The World Black Pudding Throwing Championships returned to Ramsbottom after a two-year absence.

And it seems none of the competitors had lost any of their enthusiasm for this what can only be described as one of the strangest of international tournaments.

Hundreds travelled from across the country to be part of the symbolic tradition which has its origins the War of the Roses. Competitors attempt to dislodge giant Yorkshire puddings from a 20ft high plinth by throwing black puddings.

The festivities were cancelled last year due to Covid.

Participants paid £1 for three attempts to dislodge as many puddings as they could from two ledges high up on a scaffolding set up outside the Oaks Pub on Bridge Street.

Bury Times:

This mum and baby had a go and narrowly missed the target

The fee of £1 has not changed since 1984. Early on a number of people managed to dislodge four puddings with several people tied at the top of the leaderboard. Most, however, were finding it almost impossible to even hit the target

Children as young as three lined up with pensioners to have a try. People had travelled from Norwich, Bristol and Leicester to take part.

Will from Manchester said: “It is a lot harder than it looks as you are only allowed to use an under-arm technique. I think there must be a perfect way of doing it and anyone who can knock four off has done great.”

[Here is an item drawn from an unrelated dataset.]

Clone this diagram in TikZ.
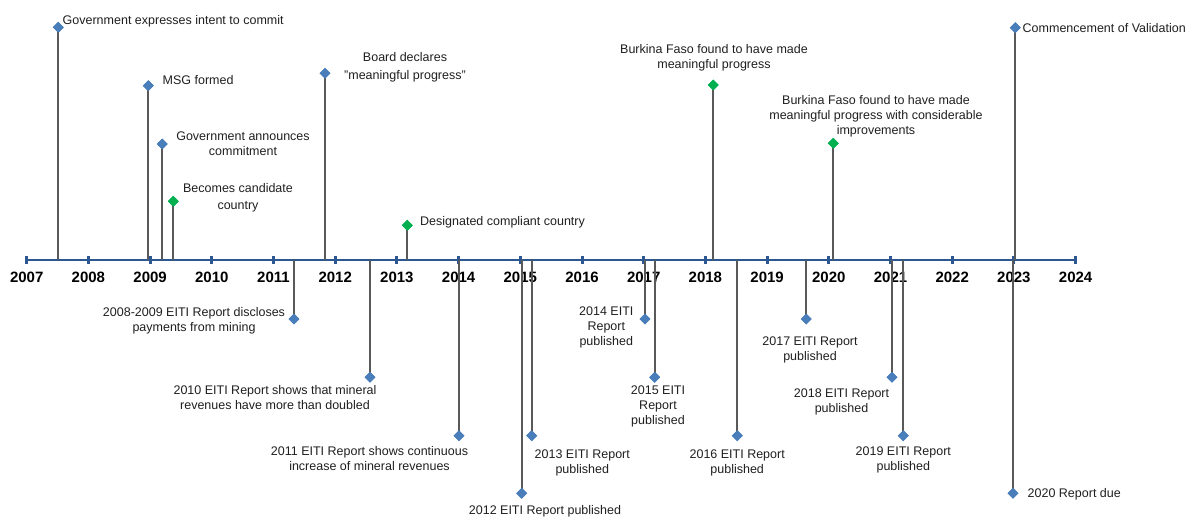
\documentclass[tikz,border=0pt]{standalone}
\usepackage{fontspec}
\setmainfont{Liberation Sans}
\usetikzlibrary{shapes.geometric}
\definecolor{axisblue}{HTML}{2C5790}
\definecolor{stemgray}{HTML}{595959}
\definecolor{dblue}{HTML}{4A7EBB}
\definecolor{dgreen}{HTML}{00B050}
\definecolor{txt}{HTML}{1F1F1F}
\tikzset{
  axisline/.style={draw=axisblue, line width=2.4pt},
  tickmark/.style={draw=axisblue, line width=3pt},
  stem/.style={draw=stemgray, line width=2pt},
  bdia/.style={diamond, fill=dblue, inner sep=0pt, minimum size=11pt},
  gdia/.style={diamond, fill=dgreen, inner sep=0pt, minimum size=11pt},
  lbl/.style={text=txt, font=\fontsize{12.5}{15}\selectfont, inner sep=0pt, align=center},
  yearlbl/.style={text=black, font=\fontsize{15}{17}\selectfont\bfseries, inner sep=0pt},
}
\begin{document}
\begin{tikzpicture}[x=1pt, y=-1pt]
\useasboundingbox (0,0) rectangle (1189,518);
% axis
\coordinate (ax0) at (26.7,260);
\coordinate (ax1) at (1075.6,260);
\draw[axisline] (ax0) -- (ax1);
\foreach \i in {0,...,17}{
  \pgfmathsetmacro{\xx}{26.7+61.7*\i}
  \pgfmathtruncatemacro{\yr}{2007+\i}
  \draw[tickmark] (\xx,256.3) -- (\xx,263.7);
  \node[yearlbl] (y\yr) at (\xx,277.7) {\yr};
}
% stem bases on axis
\coordinate (b1) at (58.3,260);
\coordinate (b2) at (148.3,260);
\coordinate (b3) at (162.3,260);
\coordinate (b4) at (173.3,260);
\coordinate (b5) at (325,260);
\coordinate (b6) at (407.3,260);
\coordinate (b7) at (713.3,260);
\coordinate (b8) at (833.3,260);
\coordinate (b9) at (1015.3,260);
\coordinate (b10) at (294,260);
\coordinate (b11) at (370,260);
\coordinate (b12) at (459,260);
\coordinate (b13) at (521.7,260);
\coordinate (b14) at (531.7,260);
\coordinate (b15) at (645,260);
\coordinate (b16) at (654.7,260);
\coordinate (b17) at (737.3,260);
\coordinate (b18) at (806.3,260);
\coordinate (b19) at (892,260);
\coordinate (b20) at (903.3,260);
\coordinate (b21) at (1013,260);
% diamonds
\node[bdia] (d1) at (58.3,27.3) {};
\node[bdia] (d2) at (148.3,85.7) {};
\node[bdia] (d3) at (162.3,144) {};
\node[gdia] (d4) at (173.3,201.3) {};
\node[bdia] (d5) at (325,73.3) {};
\node[gdia] (d6) at (407.3,225.3) {};
\node[gdia] (d7) at (713.3,85) {};
\node[gdia] (d8) at (833.3,143.3) {};
\node[bdia] (d9) at (1015.3,27.7) {};
\node[bdia] (d10) at (294,319) {};
\node[bdia] (d11) at (370,377.3) {};
\node[bdia] (d12) at (459,435.7) {};
\node[bdia] (d13) at (521.7,493.3) {};
\node[bdia] (d14) at (531.7,435.7) {};
\node[bdia] (d15) at (645,319) {};
\node[bdia] (d16) at (654.7,377.3) {};
\node[bdia] (d17) at (737.3,435.7) {};
\node[bdia] (d18) at (806.3,319) {};
\node[bdia] (d19) at (892,377.3) {};
\node[bdia] (d20) at (903.3,435.7) {};
\node[bdia] (d21) at (1013,493.3) {};
% stems
\foreach \k in {1,...,21}{
  \draw[stem] (b\k) -- (d\k.center);
}
% redraw diamonds on top
\foreach \k/\s in {1/bdia,2/bdia,3/bdia,4/gdia,5/bdia,6/gdia,7/gdia,8/gdia,9/bdia,10/bdia,11/bdia,12/bdia,13/bdia,14/bdia,15/bdia,16/bdia,17/bdia,18/bdia,19/bdia,20/bdia,21/bdia}{
  \node[\s] at (d\k) {};
}
% labels above
\node[lbl, anchor=west] (l1) at (62.5,21.3) {Government expresses intent to commit};
\node[lbl, anchor=west] (l2) at (162.5,80.3) {MSG formed};
\node[lbl] (l3) at (243,144.2) {Government announces\\commitment};
\node[lbl] (l4) at (238,198) {Becomes candidate\\[2.4pt]country};
\node[lbl] (l5) at (405,67.2) {Board declares\\[2.7pt]"meaningful progress"};
\node[lbl, anchor=west] (l6) at (420,222.3) {Designated compliant country};
\node[lbl] (l7) at (714,57.7) {Burkina Faso found to have made\\meaningful progress};
\node[lbl] (l8) at (876,116.4) {Burkina Faso found to have made\\[-0.3pt]meaningful progress with considerable\\[-0.3pt]improvements};
\node[lbl, anchor=west] (l9) at (1022.5,28) {Commencement of Validation};
% labels below
\node[lbl] (l10) at (194,320.5) {2008-2009 EITI Report discloses\\payments from mining};
\node[lbl] (l11) at (275,397.2) {2010 EITI Report shows that mineral\\revenues have more than doubled};
\node[lbl] (l12) at (369.5,458.4) {2011 EITI Report shows continuous\\increase of mineral revenues};
\node[lbl] (l13) at (545,511) {2012 EITI Report published};
\node[lbl] (l14) at (582.3,463.2) {2013 EITI Report\\published};
\node[lbl] (l15) at (606.3,327) {2014 EITI\\Report\\published};
\node[lbl] (l16) at (658,406.5) {2015 EITI\\Report\\published};
\node[lbl] (l17) at (737.2,463.2) {2016 EITI Report\\published};
\node[lbl] (l18) at (810,349.5) {2017 EITI Report\\published};
\node[lbl] (l19) at (841.5,401.5) {2018 EITI Report\\published};
\node[lbl] (l20) at (903.3,460) {2019 EITI Report\\published};
\node[lbl, anchor=west] (l21) at (1027.5,494) {2020 Report due};
\end{tikzpicture}
\end{document}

Jessie was happy just to watch, “We have been here all day. It is just wonderful to be out and here again. It is so much fun watching people of all ages have a go.”

The championship, which commemorates Lancastrians who repelled raiding parties from Yorkshire during the War of the Roses, has been organised by the Stubbins Community Trust since 1984.

The custom is believed to derive from an incident when the two sides allegedly resorted to throwing food at each other when their ammunition ran out. Black pudding was thrown by the Lancashire troops, while Yorkshire puddings were thrown by their counterparts.

A whole host of stalls offering antiques to vintage clothes were on display.